Looking north from Fire Island

Looking north from Fire Island
Continuing the cooking articles I write every summer

Sunday, December 7, 2008

Roasted Root Veggies with Chicken Thighs

It always happens this way. My fridge had root vegetables, carrots, beets with their greens, and some butternut squash. I remembered a side dish I had at Spotted Pig. The roasted beets were near perfect but for being over peppered and over-salted. I also saw Jamie Oliver do something similar, but his way was more to my rustic tastes. Try this, and please vary it with other winter vegetables.

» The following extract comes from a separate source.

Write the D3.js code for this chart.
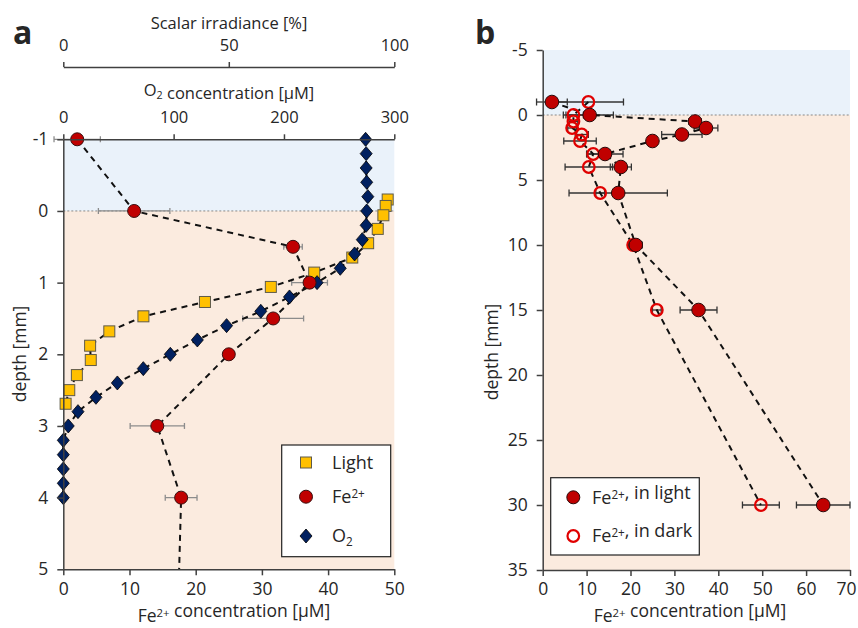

Wash, scrub very well, two times, a bunch of beets, greens attached. Scrape a few huge thick carrots using the back of your knife. I think peelers take away too much flavor. Peel a butternut squash, cut the carrots and squash into large, 1 ½ inch chunks. Preheat the oven to 425, moisten the all the vegs with olive oil. Sprinkle with coarse salt, black pepper and red chili flakes. Use your hands to toss everything around to coat them evenly. Now, into the oven they all go. After around half an hour, lower the temp to 325f. Test them for tenderness. The point of a chef’s fork should easily pierce the thickest part of one of the vegetables. If the rest seem overcooked, don’t worry, they’ll be delish. Click on the photo for a better view.

There were also a few skinless chicken thighs I wanted to deal with. Thighs rock, you can keep the white meat. I made a lateral slice on each thigh from the edge perpendicular to the bone, a slice from each side, he better to expose the meat to the marinade, and cook faster. I poured a cup and a half of buttermilk into a bowl, added a hefty amount of coarse salt, a shot of hot sauce, a quarter teaspoon of cayenne, a few grinds of ground pepper, ground nutmeg, and gave it a stir. I marinated the chicken in the buttermilk for two hours, turning them several times.

The idea of the extra salt was to brine the chicken. It gives chicken --and pork, a marvelous juicy taste. I set a nonstick pan on the range, and placed the chicken in the hot pan. Lots of water appeared when the buttermilk separated, which I poured off. Then into the oven went the pan to cook along with the veggies. I drizzled a few drops of oil on the chicken.

I can tell you the chicken was perfectly moist and flavorful, needing no frying oil or coating. Due to the caramelization of the natural sugars in the vegetables, they were sweet, even without any added sugar. The colors were Technicolor, the flavors real and intense. There was a bonus. The greens almost dissolved in my mouth, leaving only the flavor of the peppers and salt. It was an unusual experience, not unlike my first potato chip.

It was a guilt free, totally satisfying meal. I looked out the window to see snow falling on Greenwich Village for the first time this season. Wood fire smoke was rising from ancient chimneys perfuming the air with a nostalgic, small town scent, just like where I grew up in Massachussetts. A blue-tinted moon was shining through icy thin clouds. It felt good to be here, and to have this hearty dinner.

1 comment:

RuthieD said...

I was looking for some dinner inspiration and yum! This seems just what Iw as thinking of...but the buttermilk I wouldn't have! thanks.